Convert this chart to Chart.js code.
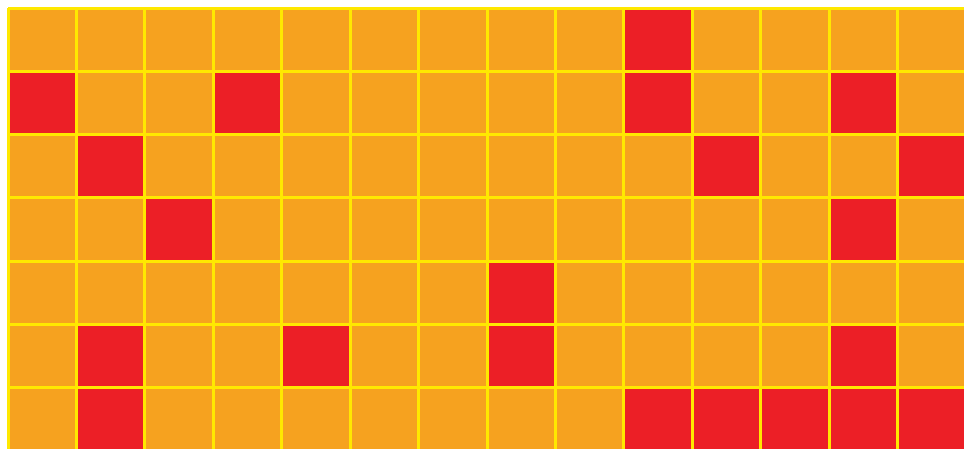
----
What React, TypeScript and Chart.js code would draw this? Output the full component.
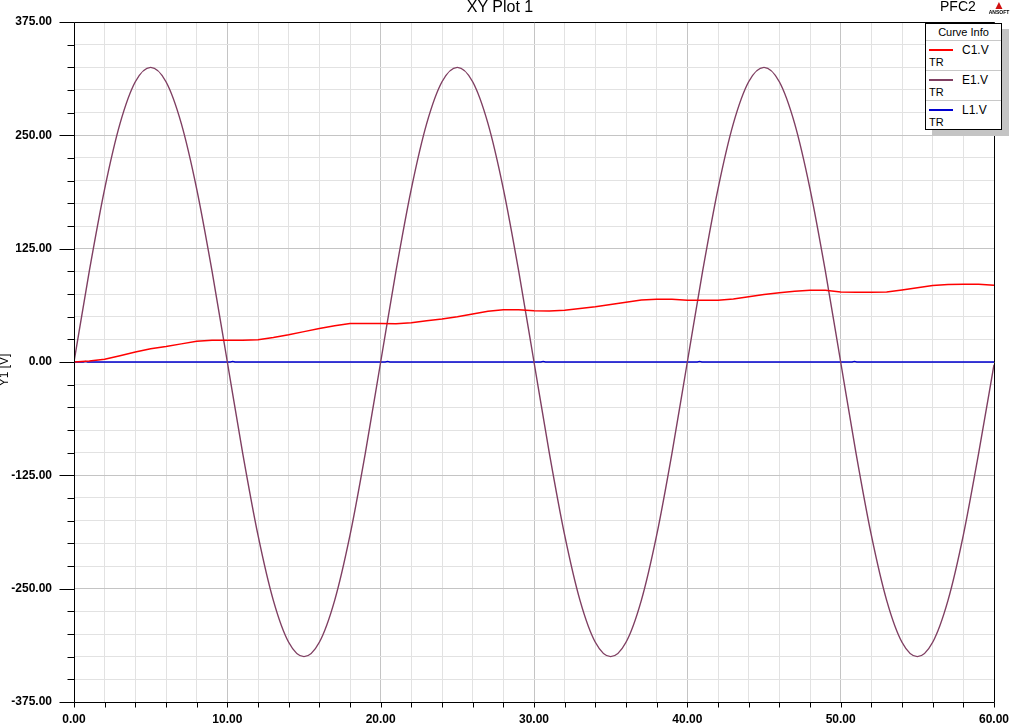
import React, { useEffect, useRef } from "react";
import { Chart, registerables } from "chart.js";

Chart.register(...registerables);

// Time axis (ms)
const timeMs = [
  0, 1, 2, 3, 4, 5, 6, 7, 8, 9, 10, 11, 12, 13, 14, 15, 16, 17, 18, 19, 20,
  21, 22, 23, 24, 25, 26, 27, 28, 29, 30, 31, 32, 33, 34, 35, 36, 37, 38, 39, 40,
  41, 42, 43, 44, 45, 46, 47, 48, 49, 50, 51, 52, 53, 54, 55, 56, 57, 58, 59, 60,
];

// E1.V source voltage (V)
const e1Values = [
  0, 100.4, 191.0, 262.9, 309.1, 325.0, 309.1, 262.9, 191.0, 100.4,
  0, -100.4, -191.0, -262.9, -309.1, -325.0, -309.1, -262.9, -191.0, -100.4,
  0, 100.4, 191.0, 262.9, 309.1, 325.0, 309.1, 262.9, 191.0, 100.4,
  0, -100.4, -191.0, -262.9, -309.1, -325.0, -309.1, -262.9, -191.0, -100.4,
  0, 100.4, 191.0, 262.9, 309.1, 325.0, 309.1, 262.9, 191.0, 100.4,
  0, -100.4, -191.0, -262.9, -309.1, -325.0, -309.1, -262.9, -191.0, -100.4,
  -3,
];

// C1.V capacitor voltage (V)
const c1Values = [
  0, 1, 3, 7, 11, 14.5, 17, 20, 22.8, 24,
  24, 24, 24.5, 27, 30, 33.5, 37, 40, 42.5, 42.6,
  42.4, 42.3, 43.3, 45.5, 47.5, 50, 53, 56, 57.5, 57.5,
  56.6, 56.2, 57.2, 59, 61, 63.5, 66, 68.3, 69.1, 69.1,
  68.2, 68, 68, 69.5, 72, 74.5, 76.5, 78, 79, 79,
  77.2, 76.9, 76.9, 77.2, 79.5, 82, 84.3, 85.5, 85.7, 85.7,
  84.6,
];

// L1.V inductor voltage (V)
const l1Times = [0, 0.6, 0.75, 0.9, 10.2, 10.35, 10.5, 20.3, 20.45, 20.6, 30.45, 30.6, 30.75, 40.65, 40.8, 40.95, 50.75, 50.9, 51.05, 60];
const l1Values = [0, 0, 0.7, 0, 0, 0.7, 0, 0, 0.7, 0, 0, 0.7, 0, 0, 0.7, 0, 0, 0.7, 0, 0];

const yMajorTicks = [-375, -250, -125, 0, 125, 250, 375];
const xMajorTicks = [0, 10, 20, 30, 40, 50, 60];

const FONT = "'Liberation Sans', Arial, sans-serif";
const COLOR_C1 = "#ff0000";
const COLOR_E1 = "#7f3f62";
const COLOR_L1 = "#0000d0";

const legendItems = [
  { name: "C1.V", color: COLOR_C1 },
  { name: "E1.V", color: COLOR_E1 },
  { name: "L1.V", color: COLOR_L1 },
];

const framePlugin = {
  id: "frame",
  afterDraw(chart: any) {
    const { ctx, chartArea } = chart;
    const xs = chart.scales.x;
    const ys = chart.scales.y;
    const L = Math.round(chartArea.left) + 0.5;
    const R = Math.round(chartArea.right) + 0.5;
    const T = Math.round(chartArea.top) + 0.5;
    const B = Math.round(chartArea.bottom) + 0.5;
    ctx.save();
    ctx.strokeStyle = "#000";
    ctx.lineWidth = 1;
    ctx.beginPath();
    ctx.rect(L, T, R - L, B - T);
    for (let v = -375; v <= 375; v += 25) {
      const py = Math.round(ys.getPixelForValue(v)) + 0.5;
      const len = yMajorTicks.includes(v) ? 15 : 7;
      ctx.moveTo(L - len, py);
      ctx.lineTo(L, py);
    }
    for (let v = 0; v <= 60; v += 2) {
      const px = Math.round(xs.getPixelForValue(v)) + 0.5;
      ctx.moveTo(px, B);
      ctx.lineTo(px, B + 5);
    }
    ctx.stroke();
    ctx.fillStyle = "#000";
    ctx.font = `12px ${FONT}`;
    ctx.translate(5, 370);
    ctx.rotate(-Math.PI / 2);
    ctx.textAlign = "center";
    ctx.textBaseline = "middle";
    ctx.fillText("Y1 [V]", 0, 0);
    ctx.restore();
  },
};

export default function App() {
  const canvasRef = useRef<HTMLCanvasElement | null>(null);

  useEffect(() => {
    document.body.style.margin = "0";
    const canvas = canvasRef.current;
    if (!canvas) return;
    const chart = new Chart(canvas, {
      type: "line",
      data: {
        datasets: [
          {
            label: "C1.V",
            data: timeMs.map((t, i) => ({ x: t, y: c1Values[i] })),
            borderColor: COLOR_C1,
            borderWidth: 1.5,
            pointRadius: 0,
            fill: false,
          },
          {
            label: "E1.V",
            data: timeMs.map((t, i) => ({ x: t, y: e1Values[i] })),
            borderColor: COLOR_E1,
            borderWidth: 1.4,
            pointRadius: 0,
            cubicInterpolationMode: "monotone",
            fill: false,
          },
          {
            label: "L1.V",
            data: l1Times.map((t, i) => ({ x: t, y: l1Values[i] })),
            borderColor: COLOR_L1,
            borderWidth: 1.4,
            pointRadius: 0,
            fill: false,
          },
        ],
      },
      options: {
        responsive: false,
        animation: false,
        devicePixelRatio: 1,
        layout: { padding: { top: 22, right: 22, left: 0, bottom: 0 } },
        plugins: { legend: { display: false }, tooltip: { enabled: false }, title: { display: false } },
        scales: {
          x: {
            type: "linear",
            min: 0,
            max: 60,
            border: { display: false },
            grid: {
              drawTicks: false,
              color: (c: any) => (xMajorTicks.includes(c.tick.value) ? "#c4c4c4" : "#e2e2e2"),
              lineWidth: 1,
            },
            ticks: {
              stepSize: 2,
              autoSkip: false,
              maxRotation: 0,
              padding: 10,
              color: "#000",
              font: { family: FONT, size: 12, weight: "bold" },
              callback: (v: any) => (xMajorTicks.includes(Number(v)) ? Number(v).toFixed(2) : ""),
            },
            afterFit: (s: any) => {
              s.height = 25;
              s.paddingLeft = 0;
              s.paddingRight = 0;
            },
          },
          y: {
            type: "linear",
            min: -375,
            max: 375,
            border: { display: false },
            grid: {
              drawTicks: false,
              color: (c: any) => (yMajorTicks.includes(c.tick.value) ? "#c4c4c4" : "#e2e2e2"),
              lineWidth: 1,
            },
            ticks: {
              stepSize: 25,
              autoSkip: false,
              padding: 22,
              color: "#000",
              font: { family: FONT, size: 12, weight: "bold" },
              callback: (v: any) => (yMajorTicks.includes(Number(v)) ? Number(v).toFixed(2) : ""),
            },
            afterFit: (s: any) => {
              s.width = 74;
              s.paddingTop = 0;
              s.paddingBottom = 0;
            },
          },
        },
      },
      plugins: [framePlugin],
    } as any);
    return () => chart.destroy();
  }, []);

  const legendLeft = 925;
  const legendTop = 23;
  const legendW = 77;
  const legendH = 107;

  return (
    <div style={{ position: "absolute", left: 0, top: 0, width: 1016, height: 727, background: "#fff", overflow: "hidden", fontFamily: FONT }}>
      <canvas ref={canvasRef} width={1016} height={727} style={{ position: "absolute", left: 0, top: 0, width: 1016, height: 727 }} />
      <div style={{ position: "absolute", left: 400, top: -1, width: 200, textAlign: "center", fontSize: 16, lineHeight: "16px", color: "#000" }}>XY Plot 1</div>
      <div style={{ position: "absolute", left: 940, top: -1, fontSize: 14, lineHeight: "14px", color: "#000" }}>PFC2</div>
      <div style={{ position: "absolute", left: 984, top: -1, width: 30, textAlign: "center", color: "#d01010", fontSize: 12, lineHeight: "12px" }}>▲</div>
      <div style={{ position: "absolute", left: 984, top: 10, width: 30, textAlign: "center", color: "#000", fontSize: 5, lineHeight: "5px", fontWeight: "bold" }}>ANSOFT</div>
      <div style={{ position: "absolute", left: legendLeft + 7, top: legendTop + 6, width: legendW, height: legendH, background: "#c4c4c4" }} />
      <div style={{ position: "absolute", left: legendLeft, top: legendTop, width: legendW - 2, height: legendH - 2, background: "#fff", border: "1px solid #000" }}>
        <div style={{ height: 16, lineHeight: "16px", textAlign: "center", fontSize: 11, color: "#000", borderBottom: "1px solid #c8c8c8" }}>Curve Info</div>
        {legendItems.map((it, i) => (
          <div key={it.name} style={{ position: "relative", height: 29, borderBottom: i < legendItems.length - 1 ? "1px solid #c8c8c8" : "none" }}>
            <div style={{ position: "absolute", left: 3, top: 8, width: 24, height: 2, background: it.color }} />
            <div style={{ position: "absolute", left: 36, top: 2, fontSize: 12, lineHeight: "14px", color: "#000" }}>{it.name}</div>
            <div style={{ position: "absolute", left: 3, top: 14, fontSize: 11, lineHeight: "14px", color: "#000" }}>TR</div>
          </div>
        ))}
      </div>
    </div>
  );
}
----
Without any pictures, set down the lines from the one holding "What React, TypeScript" through the one holding "Chart.register(...registerables);".

What React, TypeScript and Chart.js code would draw this? Output the full component.
import React, { useEffect, useRef } from "react";
import { Chart, registerables } from "chart.js";

Chart.register(...registerables);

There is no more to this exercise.